RG: Maybe they are a little more complex because they are Israelis. I tend to be drawn to these rich countries, which through history have been drawn to some kind of historical and political jeopardy. It enriches the texture of their culture. It makes the thinking deeper and emotions deeper. And you do not have the luxury of relaxing. There is a certain tension there which is good for drama and what we do - for novelists, musicians and filmmakers. I was aware of Oren because someone sent me one of his scripts that he had co-written a long time ago. Then he co-wrote the movie that Toddy Haynes made on Bob Dylan - I’m Not There. Oren and I became friends then and when I bought the script of what is now Time Out Of Mind, we decided to work together.
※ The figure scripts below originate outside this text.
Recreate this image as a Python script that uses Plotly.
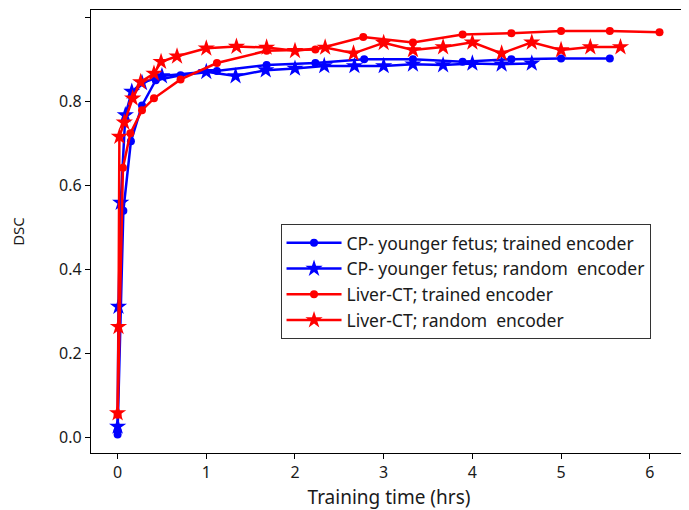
import plotly.graph_objects as go

# CP- younger fetus; trained encoder
cp_trained_x = [0.0, 0.0, 0.065, 0.15, 0.275, 0.43, 0.71, 1.12, 1.68, 2.23, 2.78,
                3.33, 3.89, 4.44, 5.0, 5.55]
cp_trained_y = [0.008, 0.016, 0.54, 0.705, 0.79, 0.85, 0.862, 0.872, 0.886, 0.891, 0.90,
                0.90, 0.894, 0.90, 0.902, 0.902]

# CP- younger fetus; random encoder
cp_random_x = [0.0, 0.01, 0.035, 0.087, 0.16, 0.275, 0.5, 1.0, 1.33, 1.67, 2.0, 2.33,
               2.67, 3.0, 3.33, 3.67, 4.0, 4.33, 4.67]
cp_random_y = [0.027, 0.312, 0.559, 0.767, 0.823, 0.844, 0.86, 0.87, 0.86, 0.874, 0.878,
               0.884, 0.884, 0.884, 0.888, 0.886, 0.89, 0.888, 0.89]

# Liver-CT; trained encoder
liver_trained_x = [0.0, 0.06, 0.144, 0.275, 0.41, 0.71, 1.12, 1.68, 2.23, 2.77, 3.33,
                   3.89, 4.44, 5.0, 5.55, 6.11]
liver_trained_y = [0.055, 0.642, 0.724, 0.779, 0.807, 0.852, 0.891, 0.92, 0.923, 0.953,
                   0.94, 0.959, 0.962, 0.967, 0.967, 0.964]

# Liver-CT; random encoder
liver_random_x = [0.0, 0.01, 0.02, 0.075, 0.17, 0.26, 0.41, 0.49, 0.67, 1.0, 1.34, 1.68,
                  2.0, 2.34, 2.66, 3.0, 3.33, 3.67, 4.0, 4.33, 4.67, 5.0, 5.33, 5.67]
liver_random_y = [0.059, 0.264, 0.716, 0.75, 0.807, 0.846, 0.866, 0.894, 0.907, 0.926,
                  0.93, 0.928, 0.92, 0.928, 0.914, 0.939, 0.922, 0.929, 0.94, 0.914,
                  0.94, 0.922, 0.929, 0.929]

BLUE = "#0000ff"
RED = "#ff0000"
FONT = "Noto Sans, Open Sans, sans-serif"

fig = go.Figure()
series = [
    (cp_trained_x, cp_trained_y, BLUE, "circle", 8, "CP- younger fetus; trained encoder"),
    (cp_random_x, cp_random_y, BLUE, "star", 13, "CP- younger fetus; random  encoder"),
    (liver_trained_x, liver_trained_y, RED, "circle", 8, "Liver-CT; trained encoder"),
    (liver_random_x, liver_random_y, RED, "star", 13, "Liver-CT; random  encoder"),
]
for x, y, col, sym, size, name in series:
    fig.add_trace(go.Scatter(
        x=x, y=y, mode="lines+markers", name=name,
        line=dict(color=col, width=2.5),
        marker=dict(symbol=sym, size=size, color=col, line=dict(width=0)),
    ))

axis = dict(showline=True, linecolor="black", linewidth=1.3, mirror=True,
            ticks="outside", ticklen=5, tickcolor="black", showgrid=False,
            zeroline=False, automargin=False, tickfont=dict(size=16, color="#1a1a1a"))

# page body keeps an 8px margin, so the figure is drawn 8px smaller
fig.update_layout(
    width=681, height=502,
    margin=dict(l=83, r=2, t=2, b=57),
    paper_bgcolor="white", plot_bgcolor="white",
    font=dict(family=FONT, color="#1a1a1a"),
    xaxis=dict(axis, range=[-0.30, 6.42], tickvals=[0, 1, 2, 3, 4, 5, 6],
               title=dict(text="Training time (hrs)", font=dict(size=19), standoff=8)),
    yaxis=dict(axis, range=[-0.036, 1.017], tickvals=[0, 0.2, 0.4, 0.6, 0.8, 1.0],
               tickformat=".1f",
               title=dict(text="DSC", font=dict(size=15), standoff=30)),
    legend=dict(x=0.318, y=0.517, xanchor="left", yanchor="top",
                bordercolor="#333", borderwidth=1, bgcolor="white",
                font=dict(size=17.5, color="#1a1a1a"), tracegroupgap=0,
                itemwidth=55),
    showlegend=True,
)

fig.write_html("out.html")
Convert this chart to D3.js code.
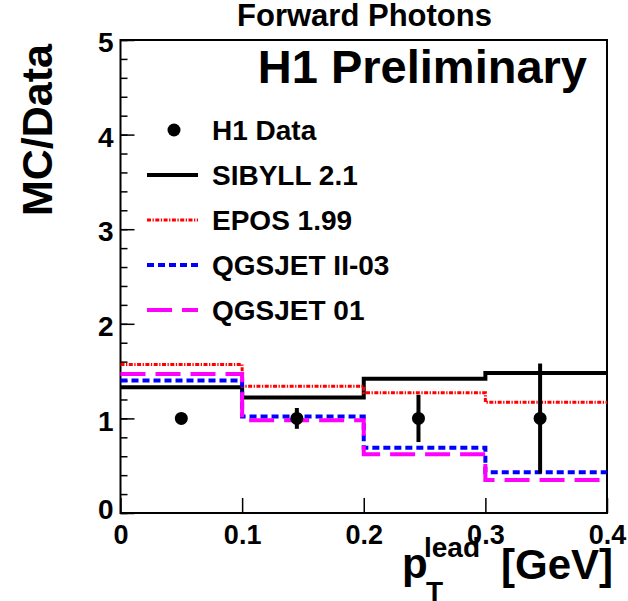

Q: You shot Time Out Of Mind [the opening film in the Festival and set among New York’s homeless community) in a very short time - how challenging was that?

RG: There is a non-profit group in New York, the Coalition for the Homeless, and I have been working with them for ten years. I have been in those shelters for a long time. The Coalition is one of two groups - there is also the Legal Aid Society. I had to have a special pass to get in as an inspector of behalf of the Coalition. As I spent more time with them, I began to understand the rhythms the sounds and the flavours of being in a place like that. I feel a responsibility to tell it as naturally and realistically as possible. The whole idea of the film was that we would be out on the streets and not normally places I would walk around. I still get a lot of attention when I am on the streets for reasons that I cannot explain. We set up cameras in a Starbucks. I was totally in character and standing on a street corner and no-one was paying any attention. I started asking for change, and we shot 45 minutes and no-one paid any attention. Some people put money in my cup but did not make eye contact, so I was unsuccessful as a bum. I feel that the guy on the street is closer to the real me than the guy in the tuxedo. I have never been a billionaire but I have been homeless. My character is not moving in the rhythms of the world around.

Q: Your friendship with the Dalai Lama means that you are banned from China. What will happen?

RG: I would be welcomed by the Chinese people but not the Government. The Czech people welcomed the Dalai Lama to this country when many other political leaders had not done so for fear of upsetting China, which controls Tibet. The solution is that there would have to be a Prague Spring in Tibet.